United States v. Rodriguez-Rivera, 63 M.J. 372 (prosecutorial misconduct is generally defined as action or inaction by a prosecutor in violation of some legal norm or standard, e.g., a constitutional provision, a statute, a Manual rule, or an applicable professional ethics canon).
(in analyzing allegations of prosecutorial misconduct, courts should gauge the overall effect of counsel’s conduct on the trial, and not counsel’s personal blameworthiness).
(there may be a case, based upon the dialogue between the parties and the military judge, where there is a sound basis in the record for concluding that there was a clear, common understanding between the military judge and the parties as to sequestration, without issuance of a formal order; in such a case, violating that clear understanding could constitute prosecutorial misconduct; in this case, there was neither a formal nor a clearly understood sequestration order, and a sequestration order could not be implied based on the judge’s denial of the government’s request to allow one or both of the parents to be present when the child testified; unless the record demonstrates that witnesses were to be sequestrated, the prosecution cannot be found to have intentionally committed misconduct; as a result, there was no prosecutorial misconduct based on an allegation that the trial counsel intentionally violated the military judge’s sequestration order by allowing the parents of the child to discuss the substance of the child’s testimony during a recess).
(there was no prosecutorial misconduct based on an allegation that the child victim was improperly coached by the trial counsel, the assistant trial counsel, and the child’s parents during a recess in the child’s testimony, where the trial counsel and parents did nothing more that encourage the child to tell the truth and the whole story; to the extent the military judge did have concerns about any influence the discussion during the recess may have had on the child, he mitigated that influence by allowing cross-examination of the child concerning the events during the recess and the possibility that the child was coached or coerced).

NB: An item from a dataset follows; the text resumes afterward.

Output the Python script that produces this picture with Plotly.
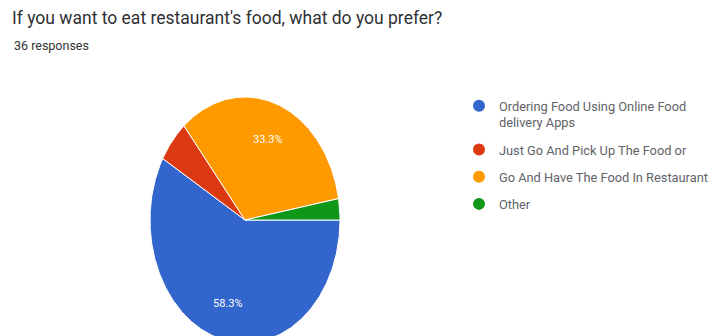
import numpy as np
import plotly.graph_objects as go

# Survey answers (36 responses)
categories = [
    "Ordering Food Using Online Food<br>delivery Apps",
    "Just Go And Pick Up The Food or",
    "Go And Have The Food In Restaurant",
    "Other",
]
counts = [21, 2, 12, 1]
colors = ["#3366cc", "#dc3912", "#ff9900", "#109618"]
title_text = "If you want to eat restaurant's food, what do you prefer?"
subtitle_text = "36 responses"

total = sum(counts)
shares = [c / total for c in counts]

fig = go.Figure()

# Wedges: start at 3 o'clock, run clockwise, drawn on a unit circle in data space
start_cw = 90.0  # degrees clockwise from 12 o'clock
for name, share, color in zip(categories, shares, colors):
    sweep = share * 360.0
    cw = np.linspace(start_cw, start_cw + sweep, max(int(sweep * 2), 4))
    ang = np.radians(90.0 - cw)
    xs = np.concatenate([[0.0], np.cos(ang), [0.0]])
    ys = np.concatenate([[0.0], np.sin(ang), [0.0]])
    fig.add_trace(go.Scatter(
        x=xs, y=ys, mode="lines", fill="toself", fillcolor=color,
        line=dict(color="white", width=1), showlegend=False, hoverinfo="skip",
    ))
    pct = share * 100
    if pct >= 10:
        mid = np.radians(90.0 - (start_cw + sweep / 2))
        fig.add_annotation(
            x=0.7 * np.cos(mid), y=0.7 * np.sin(mid), xref="x", yref="y",
            text=f"{pct:.1f}%", showarrow=False,
            font=dict(family="Roboto", size=11, color="white"),
        )
    start_cw += sweep

# Legend entries with round swatches
for i, (name, color) in enumerate(zip(categories, colors)):
    fig.add_trace(go.Scatter(
        x=[None], y=[None], mode="markers", name=name, legendgroup=f"g{i}",
        marker=dict(symbol="circle", size=12, color=color),
    ))

fig.update_layout(
    width=717, height=336,
    margin=dict(l=0, r=0, t=0, b=0, autoexpand=False),
    paper_bgcolor="white", plot_bgcolor="white",
    xaxis=dict(domain=[150 / 717, 340 / 717], range=[-1, 1], visible=False, fixedrange=True),
    yaxis=dict(domain=[0, (336 - 97) / 336], range=[-(336 - 220) / 123, 1], visible=False, fixedrange=True),
    showlegend=True,
    legend=dict(
        x=459 / 717, y=(336 - 91) / 336, xanchor="left", yanchor="top",
        font=dict(family="Roboto", size=12.8, color="#5f6368"),
        valign="top", tracegroupgap=7.5, itemwidth=30,
        bgcolor="rgba(0,0,0,0)",
    ),
    title=dict(
        text=title_text, x=12 / 717, xanchor="left", y=1 - 18 / 336, yanchor="middle",
        font=dict(family="Roboto", size=17.5, color="#303134"),
    ),
)

fig.add_annotation(
    text=subtitle_text, xref="paper", yref="paper", x=12 / 717, y=1 - 46 / 336,
    xanchor="left", yanchor="middle", showarrow=False,
    font=dict(family="Roboto", size=12.5, color="#303134"),
)

fig.write_html("out.html")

(there was no prosecutorial misconduct arising from an allegation that the assistant trial counsel was less than candid about the discussions that occurred between him and a child witness during the recess, where a difference in perception between the assistant trial counsel and a child witness about their discussions was not a sufficient basis for finding that the assistant trial counsel was dishonest with the military judge).
(there was no
prosecutorial misconduct arising from an allegation that a government
expert witness had listened to other witnesses and collaborated with
the government by passing notes to the trial counsel during the trial,
where the trial counsel advised the military judge that the notes the
witness had passed were not written by her, but that the witness was
merely relaying notes passed to the trial counsel from other people;
the military judge accepted the trial counsel’s explanation, after
having had the opportunity to observe the proceedings and the
explanation of the trial counsel; thus, there is no basis in the record
to conclude that the military judge’s finding that the trial counsel
was candid with regard to this incident was clearly erroneous).